>> Start Material

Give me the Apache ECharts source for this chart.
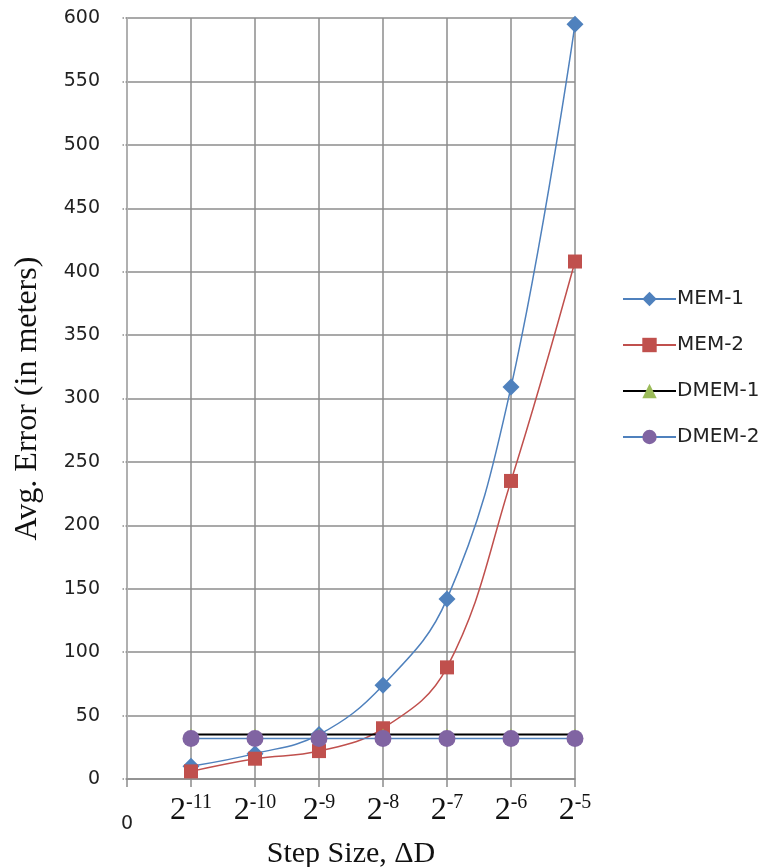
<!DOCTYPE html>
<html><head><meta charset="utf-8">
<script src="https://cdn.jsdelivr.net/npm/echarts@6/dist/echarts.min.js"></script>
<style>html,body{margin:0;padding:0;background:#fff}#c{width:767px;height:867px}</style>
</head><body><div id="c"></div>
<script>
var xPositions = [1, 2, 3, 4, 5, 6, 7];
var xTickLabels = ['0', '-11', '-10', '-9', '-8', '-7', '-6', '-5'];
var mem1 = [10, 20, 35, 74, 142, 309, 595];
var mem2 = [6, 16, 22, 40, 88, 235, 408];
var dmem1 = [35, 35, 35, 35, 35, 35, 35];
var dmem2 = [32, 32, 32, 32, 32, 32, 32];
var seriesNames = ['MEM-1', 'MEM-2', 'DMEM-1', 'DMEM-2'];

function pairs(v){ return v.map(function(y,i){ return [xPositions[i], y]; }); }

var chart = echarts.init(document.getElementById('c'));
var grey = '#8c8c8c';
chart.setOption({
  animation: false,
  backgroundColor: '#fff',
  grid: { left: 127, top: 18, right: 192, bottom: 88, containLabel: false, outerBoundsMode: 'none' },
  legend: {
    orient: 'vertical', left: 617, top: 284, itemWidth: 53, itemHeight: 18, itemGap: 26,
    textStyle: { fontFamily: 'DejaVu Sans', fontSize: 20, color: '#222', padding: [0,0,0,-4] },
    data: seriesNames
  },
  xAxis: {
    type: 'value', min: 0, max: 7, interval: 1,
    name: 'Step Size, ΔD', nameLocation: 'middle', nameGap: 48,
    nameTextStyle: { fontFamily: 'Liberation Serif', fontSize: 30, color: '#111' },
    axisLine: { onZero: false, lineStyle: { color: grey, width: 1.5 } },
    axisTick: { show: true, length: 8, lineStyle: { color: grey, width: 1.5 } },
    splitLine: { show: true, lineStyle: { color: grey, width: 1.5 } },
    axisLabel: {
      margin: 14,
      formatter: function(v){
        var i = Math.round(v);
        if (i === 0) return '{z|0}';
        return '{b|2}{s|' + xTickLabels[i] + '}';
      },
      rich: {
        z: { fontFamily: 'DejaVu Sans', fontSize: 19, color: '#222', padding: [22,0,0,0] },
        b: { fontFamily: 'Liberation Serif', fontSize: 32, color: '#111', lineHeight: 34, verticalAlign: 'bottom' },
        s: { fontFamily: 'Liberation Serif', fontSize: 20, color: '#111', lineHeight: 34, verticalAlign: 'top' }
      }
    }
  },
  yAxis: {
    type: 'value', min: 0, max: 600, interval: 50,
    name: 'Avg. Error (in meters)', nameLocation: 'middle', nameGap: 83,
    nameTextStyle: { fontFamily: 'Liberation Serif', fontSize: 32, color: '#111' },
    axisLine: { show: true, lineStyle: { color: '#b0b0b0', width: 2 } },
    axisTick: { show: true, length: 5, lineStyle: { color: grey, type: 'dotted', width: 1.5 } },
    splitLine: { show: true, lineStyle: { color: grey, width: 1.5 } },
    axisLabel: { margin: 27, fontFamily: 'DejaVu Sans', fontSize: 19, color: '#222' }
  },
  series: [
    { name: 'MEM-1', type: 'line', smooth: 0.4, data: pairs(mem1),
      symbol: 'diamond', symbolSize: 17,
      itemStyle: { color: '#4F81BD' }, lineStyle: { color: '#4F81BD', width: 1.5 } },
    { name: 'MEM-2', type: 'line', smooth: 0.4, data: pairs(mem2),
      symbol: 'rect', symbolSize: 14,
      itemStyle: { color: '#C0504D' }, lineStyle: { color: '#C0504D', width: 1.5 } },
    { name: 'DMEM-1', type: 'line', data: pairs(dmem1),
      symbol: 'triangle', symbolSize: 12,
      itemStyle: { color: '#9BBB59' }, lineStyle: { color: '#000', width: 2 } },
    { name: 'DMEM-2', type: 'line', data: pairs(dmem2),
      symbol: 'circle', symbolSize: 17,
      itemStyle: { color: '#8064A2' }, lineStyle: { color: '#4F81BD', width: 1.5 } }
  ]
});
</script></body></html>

>> End Material

**Exercise instructions:** Starting at the first line of the material, output exactly the lines up to and including the one with "return [xPositions[i], y];". Do not include the pictures.

**The completed task:**
Give me the Apache ECharts source for this chart.
<!DOCTYPE html>
<html><head><meta charset="utf-8">
<script src="https://cdn.jsdelivr.net/npm/echarts@6/dist/echarts.min.js"></script>
<style>html,body{margin:0;padding:0;background:#fff}#c{width:767px;height:867px}</style>
</head><body><div id="c"></div>
<script>
var xPositions = [1, 2, 3, 4, 5, 6, 7];
var xTickLabels = ['0', '-11', '-10', '-9', '-8', '-7', '-6', '-5'];
var mem1 = [10, 20, 35, 74, 142, 309, 595];
var mem2 = [6, 16, 22, 40, 88, 235, 408];
var dmem1 = [35, 35, 35, 35, 35, 35, 35];
var dmem2 = [32, 32, 32, 32, 32, 32, 32];
var seriesNames = ['MEM-1', 'MEM-2', 'DMEM-1', 'DMEM-2'];

function pairs(v){ return v.map(function(y,i){ return [xPositions[i], y]; }); }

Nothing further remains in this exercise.